Brown has given us many gifts, among them the knowledge we’ve accumulated over these four years, the studies into which we’ve delved deeply. At Brown, we’ve learned a straightforward but challenging lesson: that learning should not be a process in which truths are handed down to us, neatly prepared and packaged for our use. Through this lesson, Brown has challenged us to write ourselves in our own words.
And the truth is that being one’s own author isn’t easy. It involves making mistakes. But because we have learned to make choices and to write our own narratives, we know that, when we do make mistakes, we will not have to play the part of the tragic hero. We will not be fated by destiny to fulfill one specific conclusion. Instead, as both protagonists in and authors of our stories, we will have the agency to re-write ourselves, not beholden to the choices we have made, but informed by them, and always capable of choosing anew.

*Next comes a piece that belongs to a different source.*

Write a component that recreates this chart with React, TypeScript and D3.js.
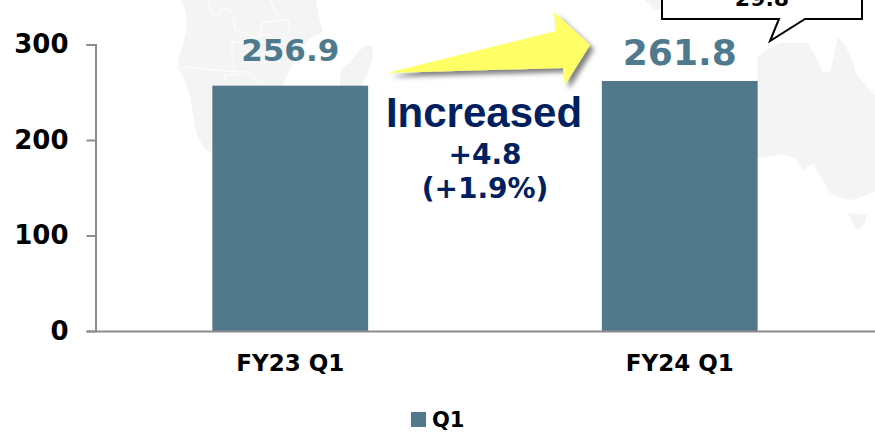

Today, we leave behind the protection and comfort of College Hill and the story of our time at Brown that we’ve been authoring together for the last four years. Now we write the next book in our series. Going forward, we may be asked to fulfill certain pre-written narratives. We can be sure that there will be those around us who will say, “This is the character you must be.” But because of our time at Brown, we know there is another option. We can be inspired by the stories that those before us have written, yet we know that, in the end, our experience will be much richer if we write that narrative ourselves.
In her book, A Room of One’s Own, Virginia Woolf talks about the necessity of having a “habit of freedom and the courage to write exactly what we think.” Brown has given us that “habit of freedom” — our education has taught us to examine critically rather than accept unequivocally, to consider different perspectives instead of seeking to confirm our own.
But as Woolf says, having the “habit of freedom” isn’t enough. It must be paired with what she calls “the courage to write exactly what we think.” It’s a daunting prospect, because it constantly asks us to take risks, demanding that we stand up for ourselves as individuals with ideas of our own. True reading, Woolf taught me, happens when we actively engage our texts, making our own meaning from them, rather than hoping the author will provide that meaning for us. True living is no different. There is no epiphany on the final page, no grand conclusion. Just as Brown has taught us, we will make our own meaning as we go — page by page, word by word, moment by moment.